* [SET PROBLEM] Leave out the pictures and copy everything else below exactly.

* [RECORDED INFORMATION]
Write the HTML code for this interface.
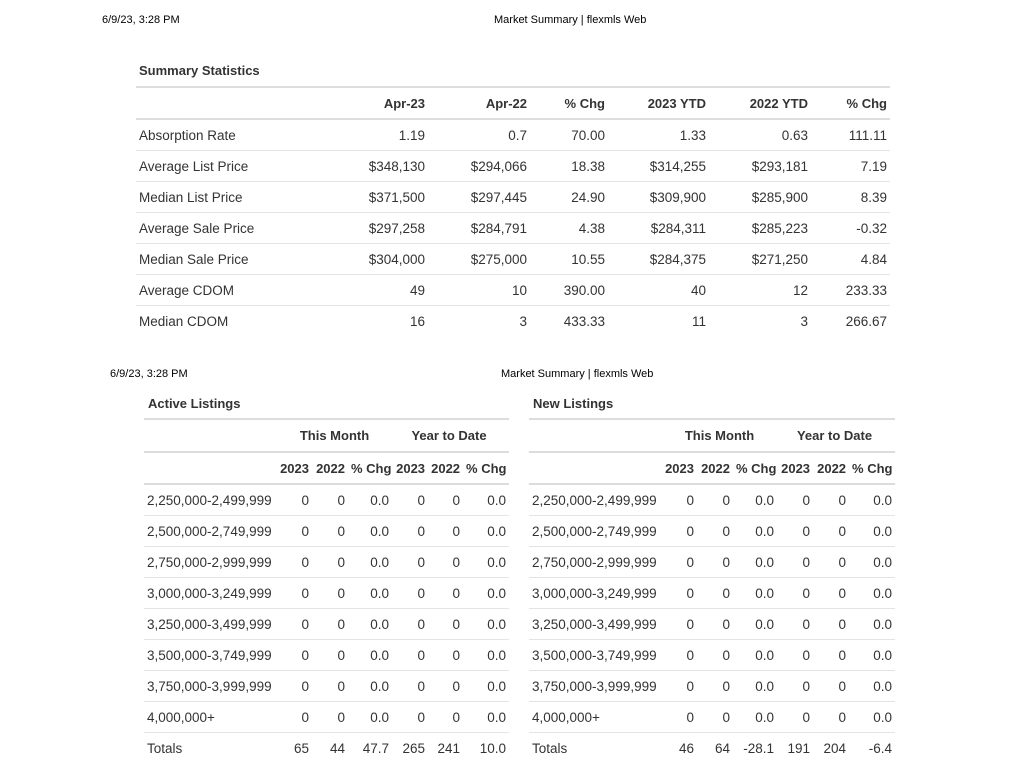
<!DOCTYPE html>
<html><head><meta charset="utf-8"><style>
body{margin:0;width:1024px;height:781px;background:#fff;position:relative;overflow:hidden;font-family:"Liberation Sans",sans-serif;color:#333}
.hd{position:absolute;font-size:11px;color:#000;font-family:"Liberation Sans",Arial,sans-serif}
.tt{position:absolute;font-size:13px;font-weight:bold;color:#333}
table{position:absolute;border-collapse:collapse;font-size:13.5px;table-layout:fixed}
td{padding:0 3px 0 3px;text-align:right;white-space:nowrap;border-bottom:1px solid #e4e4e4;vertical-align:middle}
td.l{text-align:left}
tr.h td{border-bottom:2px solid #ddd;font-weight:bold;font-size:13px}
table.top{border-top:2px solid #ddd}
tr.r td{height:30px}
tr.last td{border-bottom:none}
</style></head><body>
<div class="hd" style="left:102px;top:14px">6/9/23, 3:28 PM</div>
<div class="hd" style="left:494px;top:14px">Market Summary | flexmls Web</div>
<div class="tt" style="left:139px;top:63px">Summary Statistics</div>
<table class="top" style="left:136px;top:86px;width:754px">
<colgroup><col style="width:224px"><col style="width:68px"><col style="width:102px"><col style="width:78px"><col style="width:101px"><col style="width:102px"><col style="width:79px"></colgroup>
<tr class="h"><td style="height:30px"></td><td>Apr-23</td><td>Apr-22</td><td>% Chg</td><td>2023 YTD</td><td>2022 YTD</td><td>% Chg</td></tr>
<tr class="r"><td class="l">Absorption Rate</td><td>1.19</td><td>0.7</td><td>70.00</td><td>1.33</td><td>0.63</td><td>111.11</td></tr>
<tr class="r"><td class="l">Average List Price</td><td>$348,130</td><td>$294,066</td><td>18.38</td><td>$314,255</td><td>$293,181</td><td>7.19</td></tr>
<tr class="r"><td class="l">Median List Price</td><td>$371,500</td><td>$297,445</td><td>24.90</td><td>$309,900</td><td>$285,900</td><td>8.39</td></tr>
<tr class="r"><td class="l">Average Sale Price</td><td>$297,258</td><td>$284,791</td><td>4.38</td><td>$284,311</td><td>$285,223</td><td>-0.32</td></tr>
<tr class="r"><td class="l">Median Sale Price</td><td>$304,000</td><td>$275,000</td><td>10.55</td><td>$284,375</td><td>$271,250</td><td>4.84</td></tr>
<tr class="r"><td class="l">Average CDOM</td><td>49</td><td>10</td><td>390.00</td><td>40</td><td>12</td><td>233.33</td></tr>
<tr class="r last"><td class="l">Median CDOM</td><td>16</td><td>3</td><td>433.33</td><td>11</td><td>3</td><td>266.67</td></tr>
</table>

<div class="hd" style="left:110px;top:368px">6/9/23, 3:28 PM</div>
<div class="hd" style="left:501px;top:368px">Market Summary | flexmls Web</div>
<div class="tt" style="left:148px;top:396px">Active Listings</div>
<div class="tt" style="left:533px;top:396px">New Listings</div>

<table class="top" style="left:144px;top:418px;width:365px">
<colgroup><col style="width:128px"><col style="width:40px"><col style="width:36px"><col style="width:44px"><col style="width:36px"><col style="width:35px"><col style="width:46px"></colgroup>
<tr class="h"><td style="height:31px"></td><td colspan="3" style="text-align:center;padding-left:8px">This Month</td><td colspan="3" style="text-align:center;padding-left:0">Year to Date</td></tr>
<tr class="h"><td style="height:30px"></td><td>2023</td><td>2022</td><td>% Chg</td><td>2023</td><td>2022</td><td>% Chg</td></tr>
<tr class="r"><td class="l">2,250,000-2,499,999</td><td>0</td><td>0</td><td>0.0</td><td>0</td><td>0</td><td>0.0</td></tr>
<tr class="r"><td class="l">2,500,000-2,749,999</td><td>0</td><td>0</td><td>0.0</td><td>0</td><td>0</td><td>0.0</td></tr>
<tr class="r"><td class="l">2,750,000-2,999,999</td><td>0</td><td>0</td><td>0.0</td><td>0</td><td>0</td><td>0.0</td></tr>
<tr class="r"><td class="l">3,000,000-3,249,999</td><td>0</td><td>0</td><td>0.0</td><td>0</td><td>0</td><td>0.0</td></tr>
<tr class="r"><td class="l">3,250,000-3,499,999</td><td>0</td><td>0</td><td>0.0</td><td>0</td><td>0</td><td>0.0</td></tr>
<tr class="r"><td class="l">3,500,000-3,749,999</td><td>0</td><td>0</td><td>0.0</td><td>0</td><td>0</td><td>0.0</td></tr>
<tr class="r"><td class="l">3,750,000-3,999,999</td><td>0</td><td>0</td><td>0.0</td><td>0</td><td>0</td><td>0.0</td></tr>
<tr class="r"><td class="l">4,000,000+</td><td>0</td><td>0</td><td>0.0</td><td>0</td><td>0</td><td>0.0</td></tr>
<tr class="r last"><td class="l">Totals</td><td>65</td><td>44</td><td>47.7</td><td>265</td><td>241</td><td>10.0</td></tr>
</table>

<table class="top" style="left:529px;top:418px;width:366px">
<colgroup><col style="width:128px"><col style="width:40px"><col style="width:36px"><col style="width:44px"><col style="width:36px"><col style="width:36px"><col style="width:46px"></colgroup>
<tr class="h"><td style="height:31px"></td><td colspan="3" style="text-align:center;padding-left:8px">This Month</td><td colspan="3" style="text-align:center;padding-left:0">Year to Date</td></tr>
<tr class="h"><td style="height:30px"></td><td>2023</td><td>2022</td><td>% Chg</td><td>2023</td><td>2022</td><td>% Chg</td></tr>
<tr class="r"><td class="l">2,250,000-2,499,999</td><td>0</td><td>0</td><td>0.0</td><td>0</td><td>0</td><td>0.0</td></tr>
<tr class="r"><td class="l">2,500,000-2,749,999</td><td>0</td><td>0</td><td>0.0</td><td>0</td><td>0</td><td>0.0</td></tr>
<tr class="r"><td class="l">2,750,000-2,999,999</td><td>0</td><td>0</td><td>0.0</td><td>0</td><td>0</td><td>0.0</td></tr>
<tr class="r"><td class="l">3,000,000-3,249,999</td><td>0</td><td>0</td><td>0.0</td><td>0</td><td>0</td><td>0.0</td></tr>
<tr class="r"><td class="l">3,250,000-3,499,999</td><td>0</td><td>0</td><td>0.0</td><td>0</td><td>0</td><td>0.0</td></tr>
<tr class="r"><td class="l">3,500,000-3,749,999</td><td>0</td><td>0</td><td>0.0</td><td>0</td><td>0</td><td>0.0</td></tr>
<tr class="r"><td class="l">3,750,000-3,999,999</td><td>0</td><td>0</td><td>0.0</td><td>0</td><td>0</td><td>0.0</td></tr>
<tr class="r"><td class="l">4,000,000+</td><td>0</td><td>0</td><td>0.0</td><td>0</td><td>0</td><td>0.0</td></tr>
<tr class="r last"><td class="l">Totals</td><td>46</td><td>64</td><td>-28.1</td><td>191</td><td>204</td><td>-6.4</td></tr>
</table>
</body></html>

* [FINISHED ANSWER]
Write the HTML code for this interface.
<!DOCTYPE html>
<html><head><meta charset="utf-8"><style>
body{margin:0;width:1024px;height:781px;background:#fff;position:relative;overflow:hidden;font-family:"Liberation Sans",sans-serif;color:#333}
.hd{position:absolute;font-size:11px;color:#000;font-family:"Liberation Sans",Arial,sans-serif}
.tt{position:absolute;font-size:13px;font-weight:bold;color:#333}
table{position:absolute;border-collapse:collapse;font-size:13.5px;table-layout:fixed}
td{padding:0 3px 0 3px;text-align:right;white-space:nowrap;border-bottom:1px solid #e4e4e4;vertical-align:middle}
td.l{text-align:left}
tr.h td{border-bottom:2px solid #ddd;font-weight:bold;font-size:13px}
table.top{border-top:2px solid #ddd}
tr.r td{height:30px}
tr.last td{border-bottom:none}
</style></head><body>
<div class="hd" style="left:102px;top:14px">6/9/23, 3:28 PM</div>
<div class="hd" style="left:494px;top:14px">Market Summary | flexmls Web</div>
<div class="tt" style="left:139px;top:63px">Summary Statistics</div>
<table class="top" style="left:136px;top:86px;width:754px">
<colgroup><col style="width:224px"><col style="width:68px"><col style="width:102px"><col style="width:78px"><col style="width:101px"><col style="width:102px"><col style="width:79px"></colgroup>
<tr class="h"><td style="height:30px"></td><td>Apr-23</td><td>Apr-22</td><td>% Chg</td><td>2023 YTD</td><td>2022 YTD</td><td>% Chg</td></tr>
<tr class="r"><td class="l">Absorption Rate</td><td>1.19</td><td>0.7</td><td>70.00</td><td>1.33</td><td>0.63</td><td>111.11</td></tr>
<tr class="r"><td class="l">Average List Price</td><td>$348,130</td><td>$294,066</td><td>18.38</td><td>$314,255</td><td>$293,181</td><td>7.19</td></tr>
<tr class="r"><td class="l">Median List Price</td><td>$371,500</td><td>$297,445</td><td>24.90</td><td>$309,900</td><td>$285,900</td><td>8.39</td></tr>
<tr class="r"><td class="l">Average Sale Price</td><td>$297,258</td><td>$284,791</td><td>4.38</td><td>$284,311</td><td>$285,223</td><td>-0.32</td></tr>
<tr class="r"><td class="l">Median Sale Price</td><td>$304,000</td><td>$275,000</td><td>10.55</td><td>$284,375</td><td>$271,250</td><td>4.84</td></tr>
<tr class="r"><td class="l">Average CDOM</td><td>49</td><td>10</td><td>390.00</td><td>40</td><td>12</td><td>233.33</td></tr>
<tr class="r last"><td class="l">Median CDOM</td><td>16</td><td>3</td><td>433.33</td><td>11</td><td>3</td><td>266.67</td></tr>
</table>

<div class="hd" style="left:110px;top:368px">6/9/23, 3:28 PM</div>
<div class="hd" style="left:501px;top:368px">Market Summary | flexmls Web</div>
<div class="tt" style="left:148px;top:396px">Active Listings</div>
<div class="tt" style="left:533px;top:396px">New Listings</div>

<table class="top" style="left:144px;top:418px;width:365px">
<colgroup><col style="width:128px"><col style="width:40px"><col style="width:36px"><col style="width:44px"><col style="width:36px"><col style="width:35px"><col style="width:46px"></colgroup>
<tr class="h"><td style="height:31px"></td><td colspan="3" style="text-align:center;padding-left:8px">This Month</td><td colspan="3" style="text-align:center;padding-left:0">Year to Date</td></tr>
<tr class="h"><td style="height:30px"></td><td>2023</td><td>2022</td><td>% Chg</td><td>2023</td><td>2022</td><td>% Chg</td></tr>
<tr class="r"><td class="l">2,250,000-2,499,999</td><td>0</td><td>0</td><td>0.0</td><td>0</td><td>0</td><td>0.0</td></tr>
<tr class="r"><td class="l">2,500,000-2,749,999</td><td>0</td><td>0</td><td>0.0</td><td>0</td><td>0</td><td>0.0</td></tr>
<tr class="r"><td class="l">2,750,000-2,999,999</td><td>0</td><td>0</td><td>0.0</td><td>0</td><td>0</td><td>0.0</td></tr>
<tr class="r"><td class="l">3,000,000-3,249,999</td><td>0</td><td>0</td><td>0.0</td><td>0</td><td>0</td><td>0.0</td></tr>
<tr class="r"><td class="l">3,250,000-3,499,999</td><td>0</td><td>0</td><td>0.0</td><td>0</td><td>0</td><td>0.0</td></tr>
<tr class="r"><td class="l">3,500,000-3,749,999</td><td>0</td><td>0</td><td>0.0</td><td>0</td><td>0</td><td>0.0</td></tr>
<tr class="r"><td class="l">3,750,000-3,999,999</td><td>0</td><td>0</td><td>0.0</td><td>0</td><td>0</td><td>0.0</td></tr>
<tr class="r"><td class="l">4,000,000+</td><td>0</td><td>0</td><td>0.0</td><td>0</td><td>0</td><td>0.0</td></tr>
<tr class="r last"><td class="l">Totals</td><td>65</td><td>44</td><td>47.7</td><td>265</td><td>241</td><td>10.0</td></tr>
</table>

<table class="top" style="left:529px;top:418px;width:366px">
<colgroup><col style="width:128px"><col style="width:40px"><col style="width:36px"><col style="width:44px"><col style="width:36px"><col style="width:36px"><col style="width:46px"></colgroup>
<tr class="h"><td style="height:31px"></td><td colspan="3" style="text-align:center;padding-left:8px">This Month</td><td colspan="3" style="text-align:center;padding-left:0">Year to Date</td></tr>
<tr class="h"><td style="height:30px"></td><td>2023</td><td>2022</td><td>% Chg</td><td>2023</td><td>2022</td><td>% Chg</td></tr>
<tr class="r"><td class="l">2,250,000-2,499,999</td><td>0</td><td>0</td><td>0.0</td><td>0</td><td>0</td><td>0.0</td></tr>
<tr class="r"><td class="l">2,500,000-2,749,999</td><td>0</td><td>0</td><td>0.0</td><td>0</td><td>0</td><td>0.0</td></tr>
<tr class="r"><td class="l">2,750,000-2,999,999</td><td>0</td><td>0</td><td>0.0</td><td>0</td><td>0</td><td>0.0</td></tr>
<tr class="r"><td class="l">3,000,000-3,249,999</td><td>0</td><td>0</td><td>0.0</td><td>0</td><td>0</td><td>0.0</td></tr>
<tr class="r"><td class="l">3,250,000-3,499,999</td><td>0</td><td>0</td><td>0.0</td><td>0</td><td>0</td><td>0.0</td></tr>
<tr class="r"><td class="l">3,500,000-3,749,999</td><td>0</td><td>0</td><td>0.0</td><td>0</td><td>0</td><td>0.0</td></tr>
<tr class="r"><td class="l">3,750,000-3,999,999</td><td>0</td><td>0</td><td>0.0</td><td>0</td><td>0</td><td>0.0</td></tr>
<tr class="r"><td class="l">4,000,000+</td><td>0</td><td>0</td><td>0.0</td><td>0</td><td>0</td><td>0.0</td></tr>
<tr class="r last"><td class="l">Totals</td><td>46</td><td>64</td><td>-28.1</td><td>191</td><td>204</td><td>-6.4</td></tr>
</table>
</body></html>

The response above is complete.